◆ Job ◆
Everything in the data should be repeated exactly, save for the images.
━━━ Data shown
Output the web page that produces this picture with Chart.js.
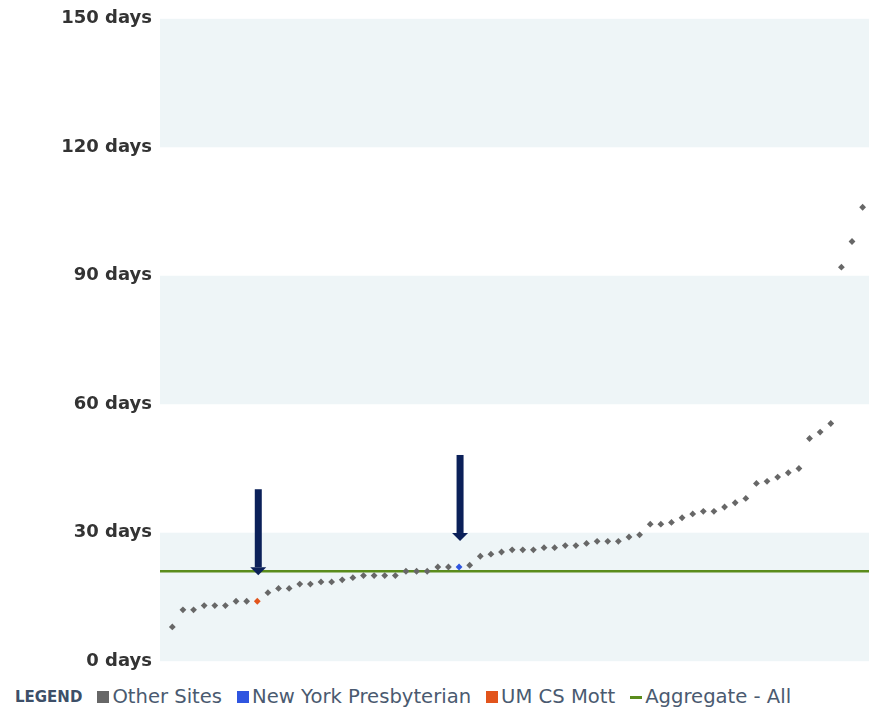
<!DOCTYPE html>
<html>
<head>
<meta charset="utf-8">
<script src="https://cdn.jsdelivr.net/npm/chart.js@4.4.1/dist/chart.umd.min.js"></script>
<style>
  html, body { margin: 0; padding: 0; overflow: hidden; background: #fff; font-family: "DejaVu Sans", sans-serif; }
  #wrap { position: relative; width: 869px; height: 710px; overflow: hidden; }
  #chart { display: block; }
  #legend { position: absolute; left: 15px; top: 686px; display: flex; align-items: center; color: #4a5a70; font-size: 19.6px; line-height: 22px; white-space: nowrap; }
  #legend .title { font-weight: bold; font-size: 15px; color: #3d4f68; margin-right: 15px; }
  #legend .item { display: flex; align-items: center; margin-right: 15px; }
  #legend .sw { display: inline-block; width: 12px; height: 12px; margin-right: 3px; }
  #legend .dash { display: inline-block; width: 12px; height: 3px; margin-right: 3px; }
</style>
</head>
<body>
<div id="wrap">
  <canvas id="chart" width="869" height="680"></canvas>
  <div id="legend"></div>
</div>
<script>
// days per site, sorted
const days = [8, 12, 12, 13, 13, 13, 14, 14, 14, 16, 17, 17, 18, 18, 18.5, 18.5, 19, 19.5, 20, 20,
  20, 20, 21, 21, 21, 22, 22, 22, 22.4, 24.5, 25, 25.5, 26, 26, 26, 26.5, 26.5, 27, 27, 27.5,
  28, 28, 28, 29, 29.5, 32, 32, 32.4, 33.5, 34.4, 35, 35, 36, 37, 38, 41.5, 42, 43, 44, 45,
  52, 53.5, 55.5, 92, 98, 106]
const nypIndex = 27
const mottIndex = 8
const aggregate = 21
const yTicks = [0, 30, 60, 90, 120, 150]
const bands = [[0, 30], [60, 90], [120, 150]]

const xMin = -1.16
const xMax = 65.6

const otherSites = days.map((d, i) => ({ x: i, y: d })).filter(p => p.x !== nypIndex && p.x !== mottIndex)
const nyp = [{ x: nypIndex, y: days[nypIndex] }]
const mott = [{ x: mottIndex, y: days[mottIndex] }]

const bandPlugin = {
  id: 'bands',
  beforeDatasetsDraw(chart) {
    const { ctx, chartArea, scales } = chart
    ctx.save()
    ctx.fillStyle = '#eef5f7'
    bands.forEach(b => {
      const y1 = scales.y.getPixelForValue(b[1])
      const y0 = scales.y.getPixelForValue(b[0])
      ctx.fillRect(chartArea.left, y1, chartArea.right - chartArea.left, y0 - y1)
    })
    ctx.restore()
  }
}

const arrowPlugin = {
  id: 'arrows',
  afterDatasetsDraw(chart) {
    const { ctx, scales } = chart
    ctx.save()
    ctx.fillStyle = '#0b2059'
    ;[mottIndex, nypIndex].forEach(i => {
      const x = scales.x.getPixelForValue(i) + 1
      const py = scales.y.getPixelForValue(days[i])
      const tip = py - 26
      const top = tip - 86
      ctx.fillRect(x - 3.5, top, 7, 86 - 8)
      ctx.beginPath()
      ctx.moveTo(x - 8, tip - 8)
      ctx.lineTo(x + 8, tip - 8)
      ctx.lineTo(x, tip)
      ctx.closePath()
      ctx.fill()
    })
    ctx.restore()
  }
}

const chart = new Chart(document.getElementById('chart').getContext('2d'), {
  type: 'scatter',
  data: {
    datasets: [
      {
        label: 'Mott',
        data: mott,
        pointStyle: 'rectRot',
        pointRadius: 3.4,
        borderWidth: 0,
        backgroundColor: '#e2541c'
      },
      {
        label: 'NYP',
        data: nyp,
        pointStyle: 'rectRot',
        pointRadius: 3.4,
        borderWidth: 0,
        backgroundColor: '#2f55e0'
      },
      {
        label: 'Other Sites',
        data: otherSites,
        pointStyle: 'rectRot',
        pointRadius: 3.4,
        borderWidth: 0,
        backgroundColor: '#676767'
      },
      {
        type: 'line',
        label: 'Aggregate - All',
        data: [{ x: xMin, y: aggregate }, { x: xMax, y: aggregate }],
        borderColor: '#5a8c1c',
        borderWidth: 2.5,
        pointRadius: 0,
        order: 10
      }
    ]
  },
  options: {
    responsive: false,
    animation: false,
    layout: { autoPadding: false, padding: { top: 18, bottom: 12, left: 0, right: 0 } },
    scales: {
      x: {
        type: 'linear',
        min: xMin,
        max: xMax,
        display: false
      },
      y: {
        min: 0,
        max: 150,
        afterBuildTicks(scale) {
          scale.ticks = yTicks.map(v => ({ value: v }))
        },
        afterFit(scale) {
          scale.width = 160
        },
        grid: { display: false, drawTicks: false },
        border: { display: false },
        ticks: {
          padding: 8,
          color: '#333',
          font: { family: 'DejaVu Sans', size: 18, weight: 'bold' },
          callback: v => v + ' days'
        }
      }
    },
    plugins: {
      legend: { display: false },
      tooltip: { enabled: false }
    }
  },
  plugins: [bandPlugin, arrowPlugin]
})

const legendItems = [
  { label: 'Other Sites', color: '#676767', kind: 'sw' },
  { label: 'New York Presbyterian', color: '#2f55e0', kind: 'sw' },
  { label: 'UM CS Mott', color: '#e2541c', kind: 'sw' },
  { label: 'Aggregate - All', color: '#5a8c1c', kind: 'dash' }
]
const legend = document.getElementById('legend')
legend.innerHTML = '<span class="title">LEGEND</span>' + legendItems.map(it =>
  '<span class="item"><span class="' + it.kind + '" style="background:' + it.color + '"></span>' + it.label + '</span>'
).join('')
</script>
</body>
</html>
━━━━━━
◆ Written reply ◆
Output the web page that produces this picture with Chart.js.
<!DOCTYPE html>
<html>
<head>
<meta charset="utf-8">
<script src="https://cdn.jsdelivr.net/npm/chart.js@4.4.1/dist/chart.umd.min.js"></script>
<style>
  html, body { margin: 0; padding: 0; overflow: hidden; background: #fff; font-family: "DejaVu Sans", sans-serif; }
  #wrap { position: relative; width: 869px; height: 710px; overflow: hidden; }
  #chart { display: block; }
  #legend { position: absolute; left: 15px; top: 686px; display: flex; align-items: center; color: #4a5a70; font-size: 19.6px; line-height: 22px; white-space: nowrap; }
  #legend .title { font-weight: bold; font-size: 15px; color: #3d4f68; margin-right: 15px; }
  #legend .item { display: flex; align-items: center; margin-right: 15px; }
  #legend .sw { display: inline-block; width: 12px; height: 12px; margin-right: 3px; }
  #legend .dash { display: inline-block; width: 12px; height: 3px; margin-right: 3px; }
</style>
</head>
<body>
<div id="wrap">
  <canvas id="chart" width="869" height="680"></canvas>
  <div id="legend"></div>
</div>
<script>
// days per site, sorted
const days = [8, 12, 12, 13, 13, 13, 14, 14, 14, 16, 17, 17, 18, 18, 18.5, 18.5, 19, 19.5, 20, 20,
  20, 20, 21, 21, 21, 22, 22, 22, 22.4, 24.5, 25, 25.5, 26, 26, 26, 26.5, 26.5, 27, 27, 27.5,
  28, 28, 28, 29, 29.5, 32, 32, 32.4, 33.5, 34.4, 35, 35, 36, 37, 38, 41.5, 42, 43, 44, 45,
  52, 53.5, 55.5, 92, 98, 106]
const nypIndex = 27
const mottIndex = 8
const aggregate = 21
const yTicks = [0, 30, 60, 90, 120, 150]
const bands = [[0, 30], [60, 90], [120, 150]]

const xMin = -1.16
const xMax = 65.6

const otherSites = days.map((d, i) => ({ x: i, y: d })).filter(p => p.x !== nypIndex && p.x !== mottIndex)
const nyp = [{ x: nypIndex, y: days[nypIndex] }]
const mott = [{ x: mottIndex, y: days[mottIndex] }]

const bandPlugin = {
  id: 'bands',
  beforeDatasetsDraw(chart) {
    const { ctx, chartArea, scales } = chart
    ctx.save()
    ctx.fillStyle = '#eef5f7'
    bands.forEach(b => {
      const y1 = scales.y.getPixelForValue(b[1])
      const y0 = scales.y.getPixelForValue(b[0])
      ctx.fillRect(chartArea.left, y1, chartArea.right - chartArea.left, y0 - y1)
    })
    ctx.restore()
  }
}

const arrowPlugin = {
  id: 'arrows',
  afterDatasetsDraw(chart) {
    const { ctx, scales } = chart
    ctx.save()
    ctx.fillStyle = '#0b2059'
    ;[mottIndex, nypIndex].forEach(i => {
      const x = scales.x.getPixelForValue(i) + 1
      const py = scales.y.getPixelForValue(days[i])
      const tip = py - 26
      const top = tip - 86
      ctx.fillRect(x - 3.5, top, 7, 86 - 8)
      ctx.beginPath()
      ctx.moveTo(x - 8, tip - 8)
      ctx.lineTo(x + 8, tip - 8)
      ctx.lineTo(x, tip)
      ctx.closePath()
      ctx.fill()
    })
    ctx.restore()
  }
}

const chart = new Chart(document.getElementById('chart').getContext('2d'), {
  type: 'scatter',
  data: {
    datasets: [
      {
        label: 'Mott',
        data: mott,
        pointStyle: 'rectRot',
        pointRadius: 3.4,
        borderWidth: 0,
        backgroundColor: '#e2541c'
      },
      {
        label: 'NYP',
        data: nyp,
        pointStyle: 'rectRot',
        pointRadius: 3.4,
        borderWidth: 0,
        backgroundColor: '#2f55e0'
      },
      {
        label: 'Other Sites',
        data: otherSites,
        pointStyle: 'rectRot',
        pointRadius: 3.4,
        borderWidth: 0,
        backgroundColor: '#676767'
      },
      {
        type: 'line',
        label: 'Aggregate - All',
        data: [{ x: xMin, y: aggregate }, { x: xMax, y: aggregate }],
        borderColor: '#5a8c1c',
        borderWidth: 2.5,
        pointRadius: 0,
        order: 10
      }
    ]
  },
  options: {
    responsive: false,
    animation: false,
    layout: { autoPadding: false, padding: { top: 18, bottom: 12, left: 0, right: 0 } },
    scales: {
      x: {
        type: 'linear',
        min: xMin,
        max: xMax,
        display: false
      },
      y: {
        min: 0,
        max: 150,
        afterBuildTicks(scale) {
          scale.ticks = yTicks.map(v => ({ value: v }))
        },
        afterFit(scale) {
          scale.width = 160
        },
        grid: { display: false, drawTicks: false },
        border: { display: false },
        ticks: {
          padding: 8,
          color: '#333',
          font: { family: 'DejaVu Sans', size: 18, weight: 'bold' },
          callback: v => v + ' days'
        }
      }
    },
    plugins: {
      legend: { display: false },
      tooltip: { enabled: false }
    }
  },
  plugins: [bandPlugin, arrowPlugin]
})

const legendItems = [
  { label: 'Other Sites', color: '#676767', kind: 'sw' },
  { label: 'New York Presbyterian', color: '#2f55e0', kind: 'sw' },
  { label: 'UM CS Mott', color: '#e2541c', kind: 'sw' },
  { label: 'Aggregate - All', color: '#5a8c1c', kind: 'dash' }
]
const legend = document.getElementById('legend')
legend.innerHTML = '<span class="title">LEGEND</span>' + legendItems.map(it =>
  '<span class="item"><span class="' + it.kind + '" style="background:' + it.color + '"></span>' + it.label + '</span>'
).join('')
</script>
</body>
</html>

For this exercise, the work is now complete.